===== Entries shown =====

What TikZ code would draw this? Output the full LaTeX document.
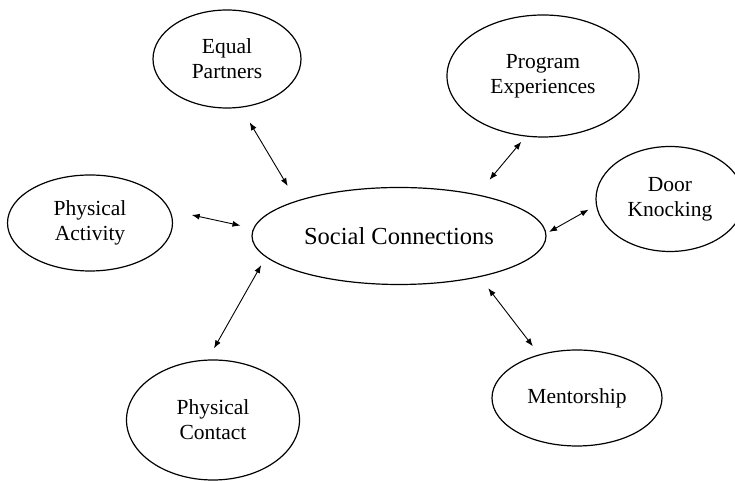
\documentclass[tikz,border=0pt]{standalone}
\usepackage{fontspec}
\setmainfont{Liberation Serif}
\usetikzlibrary{shapes.geometric}
\usetikzlibrary{arrows.meta}
\tikzset{every node/.style={align=center},
         topic/.style={ % the surrounding ellipses
           draw, ellipse, inner sep=0pt, line width=0.6pt,
           font=\fontsize{10.75}{12.5}\selectfont},
         hub/.style={   % the one in the middle
           topic, font=\fontsize{12.25}{14}\selectfont},
         every edge/.style={ % double headed links
           draw, <->,
           line width=0.45pt}}

\begin{document}
\begin{tikzpicture}[x=0.5pt, y=0.5pt, >={Latex[length=4pt,width=3pt]}]
  \clip (0,0) rectangle (735,481);

  \node [hub, minimum width=147pt, minimum height=48.5pt] (sc) at (399,245) {Social Connections};

  \node [topic, minimum width=74pt, minimum height=49pt] (ep) at (227,422) {Equal\\ Partners};
  \node [topic, minimum width=96pt, minimum height=61pt] (pe) at (543,405) {Program\\ Experiences};
  \node [topic, minimum width=74pt, minimum height=52.5pt] (dk) at (670,282) {Door\\ Knocking};
  \node [topic, minimum width=82.5pt, minimum height=48pt] (pa) at (90,258) {Physical\\ Activity};
  \node [topic, minimum width=86.5pt, minimum height=60pt] (pc) at (213,61) {Physical\\ Contact};
  \node [topic, minimum width=85pt, minimum height=48pt] (me) at (577,83) {Mentorship};

  % links, kept a little off the borders
  \draw (ep.-74.5) edge [shorten <=8.5pt, shorten >=8.5pt] (sc.161.6);
  \draw (sc.28.9) edge [shorten <=9.5pt, shorten >=3.35pt] (pe.-106.4);
  \draw (sc.1.8) edge [shorten <=1.5pt, shorten >=4.2pt] (dk.185);
  \draw (pa.9.1) edge [shorten <=11pt, shorten >=6.5pt] (sc.177.2);
  \draw (sc.189) edge [shorten <=4.6pt, shorten >=6.4pt] (pc.95.1);
  \draw (sc.-27.7) edge [shorten <=7pt, shorten >=5.1pt] (me.131.2);

\end{tikzpicture}
\end{document}
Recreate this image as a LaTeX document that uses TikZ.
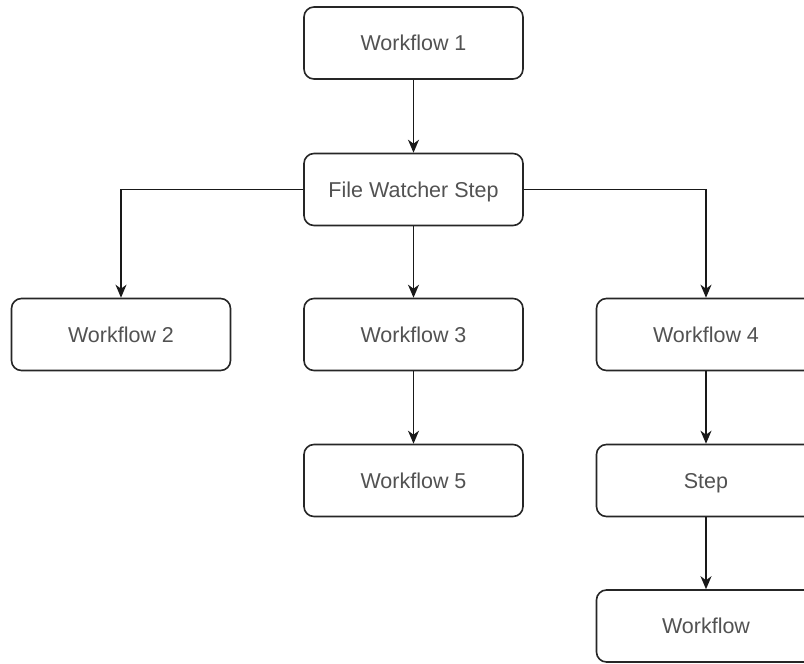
\documentclass[tikz,border=0pt]{standalone}
\usepackage{fontspec}
\setmainfont{Liberation Sans}
\usetikzlibrary{arrows.meta}
\begin{document}
\begin{tikzpicture}[x=1pt,y=-1pt,
  box/.style={draw=black!85, line width=1.6pt, rounded corners=10pt, fill=white,
    minimum width=219pt, minimum height=72pt, inner sep=0pt,
    text height=15.6pt, text depth=0pt,
    font=\fontsize{21.5}{26}\selectfont, text=black!68},
  link/.style={draw=black!90, line width=1.6pt, -{Stealth[length=13pt,width=11pt,inset=4pt]}}]
  \useasboundingbox (0,0) rectangle (804,664);
  \node[box] (w1)   at (413.5,43)    {Workflow 1};
  \node[box] (fws)  at (413.5,189.5) {File Watcher Step};
  \node[box] (w2)   at (121,334.5)   {Workflow 2};
  \node[box] (w3)   at (413.5,334.5) {Workflow 3};
  \node[box] (w4)   at (706,334.5)   {Workflow 4};
  \node[box] (w5)   at (413.5,480.5) {Workflow 5};
  \node[box] (step) at (706,480.5)   {Step};
  \node[box] (wf)   at (706,626)     {Workflow};
  \draw[link] (w1) -- (fws);
  \draw[link] (fws.west) -| (w2.north);
  \draw[link] (fws) -- (w3);
  \draw[link] (fws.east) -| (w4.north);
  \draw[link] (w3) -- (w5);
  \draw[link] (w4) -- (step);
  \draw[link] (step) -- (wf);
\end{tikzpicture}
\end{document}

=====

◆ Prompt ◆
Starting at the first line of the records above, set down each line exactly through the one that holds "minimum width=147pt, minimum". Omit pictures.

◆ Task response ◆
What TikZ code would draw this? Output the full LaTeX document.
\documentclass[tikz,border=0pt]{standalone}
\usepackage{fontspec}
\setmainfont{Liberation Serif}
\usetikzlibrary{shapes.geometric}
\usetikzlibrary{arrows.meta}
\tikzset{every node/.style={align=center},
         topic/.style={ % the surrounding ellipses
           draw, ellipse, inner sep=0pt, line width=0.6pt,
           font=\fontsize{10.75}{12.5}\selectfont},
         hub/.style={   % the one in the middle
           topic, font=\fontsize{12.25}{14}\selectfont},
         every edge/.style={ % double headed links
           draw, <->,
           line width=0.45pt}}

\begin{document}
\begin{tikzpicture}[x=0.5pt, y=0.5pt, >={Latex[length=4pt,width=3pt]}]
  \clip (0,0) rectangle (735,481);

  \node [hub, minimum width=147pt, minimum height=48.5pt] (sc) at (399,245) {Social Connections};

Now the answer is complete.